# Guaranteed Roach-proof enclosure.



## Warren Bautista (Aug 13, 2009)

Here are the blueprints for my new, GUARANTEED ROACH-PROOF enclosure.

Supplies:

2 Rubbermaid bins (smooth sides inside) One inside the other.

10 sticky fly traps. (The one that you pull out the tube)

8 roach/ant traps

Some double sided tape.

All in all, I spent about $30. ($20 for the bins, $10 for the traps.)




Instructions:

1. First, I line the inside rim of BOTH bins with the fly traps. (I pull them out, then cut so only the sticky tape remains.)

2. Then, I tape the smaller bin to the larger bin with the double-sided tape. (I only do this so the roaches won't get jumbled around when I move them.)

3. Lastly, I put the ant/roach traps in the 4 corners of the big container and the lid of the small container. (in case they get on top.)

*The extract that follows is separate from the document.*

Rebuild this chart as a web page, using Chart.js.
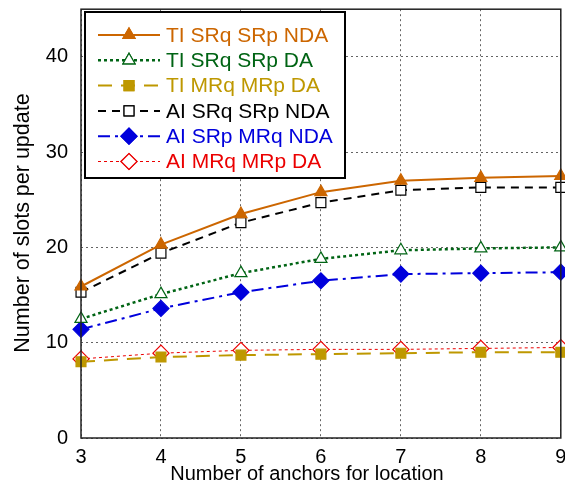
<!DOCTYPE html>
<html>
<head>
<meta charset="utf-8">
<script src="https://cdn.jsdelivr.net/npm/chart.js@4.4.1/dist/chart.umd.min.js"></script>
<style>
  html, body { margin: 0; padding: 0; background: #fff; overflow: hidden; }
  #wrap { width: 570px; height: 494px; }
</style>
</head>
<body>
<div id="wrap"><canvas id="slots"></canvas></div>
<script>
// Data
const anchors = [3, 4, 5, 6, 7, 8, 9];
const yTicks = [0, 10, 20, 30, 40];

const tiSrqSrpNda = [15.9, 20.3, 23.5, 25.8, 27.0, 27.3, 27.5];
const tiSrqSrpDa  = [12.5, 15.1, 17.3, 18.8, 19.7, 19.9, 20.0];
const tiMrqMrpDa  = [8.0, 8.5, 8.7, 8.8, 8.9, 9.0, 9.0];
const aiSrqSrpNda = [15.3, 19.4, 22.6, 24.7, 26.0, 26.3, 26.3];
const aiSrpMrqNda = [11.4, 13.6, 15.3, 16.5, 17.2, 17.3, 17.4];
const aiMrqMrpDa  = [8.3, 8.9, 9.2, 9.3, 9.3, 9.4, 9.5];

const xTitle = 'Number of anchors for location';
const yTitle = 'Number of slots per update';

const FONT = 'Arial, "Liberation Sans", sans-serif';

const pts = arr => arr.map((v, i) => ({ x: anchors[i], y: v }));

const series = [
  { label: 'TI SRq SRp NDA', data: tiSrqSrpNda, color: 'rgb(204,102,0)', dash: [], width: 2,
    point: 'triangle', radius: 7, fill: 'rgb(204,102,0)' },
  { label: 'TI SRq SRp DA', data: tiSrqSrpDa, color: 'rgb(0,100,20)', dash: [3, 3], width: 2.5,
    point: 'triangle', radius: 7, fill: '#fff' },
  { label: 'TI MRq MRp DA', data: tiMrqMrpDa, color: 'rgb(190,152,0)', dash: [14, 9], width: 2,
    point: 'rect', radius: 7, fill: 'rgb(190,152,0)' },
  { label: 'AI SRq SRp NDA', data: aiSrqSrpNda, color: '#000', dash: [8, 6], width: 2,
    point: 'rect', radius: 7, fill: '#fff' },
  { label: 'AI SRp MRq NDA', data: aiSrpMrqNda, color: 'rgb(0,0,220)', dash: [12, 5, 3, 5], width: 2,
    point: 'rectRot', radius: 8, fill: 'rgb(0,0,220)' },
  { label: 'AI MRq MRp DA', data: aiMrqMrpDa, color: 'rgb(235,0,0)', dash: [3, 3], width: 1,
    point: 'rectRot', radius: 8, fill: '#fff' }
];

// Frame around the plot, axis titles, and the boxed legend in the upper left
const framePlugin = {
  id: 'frame',
  afterDatasetsDraw(chart) {
    const { ctx, chartArea: a } = chart;
    ctx.save();
    ctx.strokeStyle = '#222';
    ctx.lineWidth = 1.5;
    ctx.setLineDash([]);
    ctx.strokeRect(a.left, a.top, a.right - a.left, a.bottom - a.top);

    // axis titles
    ctx.fillStyle = '#000';
    ctx.textAlign = 'center';
    ctx.textBaseline = 'middle';
    ctx.font = '20px ' + FONT;
    ctx.fillText(xTitle, 307, 474);
    ctx.save();
    ctx.translate(23, 223);
    ctx.rotate(-Math.PI / 2);
    ctx.font = '21.5px ' + FONT;
    ctx.fillText(yTitle, 0, 0);
    ctx.restore();

    // legend box
    const bx = 85, by = 12, bw = 260, bh = 166;
    ctx.fillStyle = '#fff';
    ctx.fillRect(bx, by, bw, bh);
    ctx.strokeStyle = '#000';
    ctx.lineWidth = 2;
    ctx.strokeRect(bx, by, bw, bh);

    ctx.font = '21px ' + FONT;
    ctx.textAlign = 'left';
    series.forEach((s, i) => {
      const y = 35 + i * 25.3;
      ctx.strokeStyle = s.color;
      ctx.lineWidth = s.width;
      ctx.setLineDash(s.dash);
      ctx.beginPath();
      ctx.moveTo(98, y);
      ctx.lineTo(160, y);
      ctx.stroke();
      ctx.setLineDash([]);
      ctx.lineWidth = 1.2;
      Chart.helpers.drawPoint(ctx, {
        pointStyle: s.point, radius: s.radius, borderWidth: 1.2, rotation: 0
      }, 129, y);
      ctx.fillStyle = s.fill;
      ctx.fill();
      ctx.stroke();
      ctx.fillStyle = s.color;
      ctx.fillText(s.label, 166, y + 1);
    });
    ctx.restore();
  }
};

new Chart(document.getElementById('slots'), {
  type: 'line',
  data: {
    datasets: series.map(s => ({
      label: s.label,
      data: pts(s.data),
      borderColor: s.color,
      borderWidth: s.width,
      borderDash: s.dash,
      pointStyle: s.point,
      pointRadius: s.radius,
      pointBorderWidth: 1.2,
      pointBackgroundColor: s.fill,
      pointBorderColor: s.color,
      tension: 0,
      fill: false,
      clip: false
    }))
  },
  options: {
    responsive: true,
    maintainAspectRatio: false,
    animation: false,
    layout: { padding: { top: 7, right: 0, left: 0, bottom: 0 } },
    plugins: { legend: { display: false }, tooltip: { enabled: false } },
    scales: {
      x: {
        type: 'linear', min: 3, max: 9,
        ticks: { stepSize: 1, color: '#000', font: { family: FONT, size: 20 }, padding: 7, maxRotation: 0 },
        grid: { color: 'rgb(100,100,100)', lineWidth: 1, drawTicks: false },
        border: { display: false, dash: [2, 3] },
        afterFit: sc => { sc.height = 56; sc.paddingLeft = 0; sc.paddingRight = 0; }
      },
      y: {
        min: 0, max: 45,
        afterBuildTicks: sc => { sc.ticks = yTicks.map(v => ({ value: v })); },
        ticks: { color: '#000', font: { family: FONT, size: 20 }, padding: 13 },
        grid: { color: 'rgb(100,100,100)', lineWidth: 1, drawTicks: false },
        border: { display: false, dash: [2, 3] },
        afterFit: sc => { sc.width = 81; sc.paddingTop = 0; sc.paddingBottom = 0; }
      }
    }
  },
  plugins: [framePlugin]
});
</script>
</body>
</html>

There you have it, a completely roach proof enclosure.



I will bet you $50,000 and my next paycheck that NO ROACH will get out of there unless they are being fed to my Ts.


This is used primarily for Blatta lateralis, Turkistan Roaches.


I will post pics later.


----------



## zonbonzovi (Aug 13, 2009)

I don't keep lateralis, but this seems like an ideal way to destroy your nymphs.  Don't they get get stuck in the fly paper/double sided tape?


----------



## Matt K (Aug 13, 2009)

...I just use a plastic Sterlite bin and never have any escape, and this is used on dozens and dozens of species.  Exceptions are any of three Gyna sp., both Panchlora sp., and Pseudomops.  (all of those are great fliers/climbers).


----------



## gvfarns (Aug 13, 2009)

If you keep non climbing roaches in a plastic bin the only time they really escape is when you are collecting them to feed to your T's or whatever.  They jump/fall out of your hands or run up your sleeve, typically.  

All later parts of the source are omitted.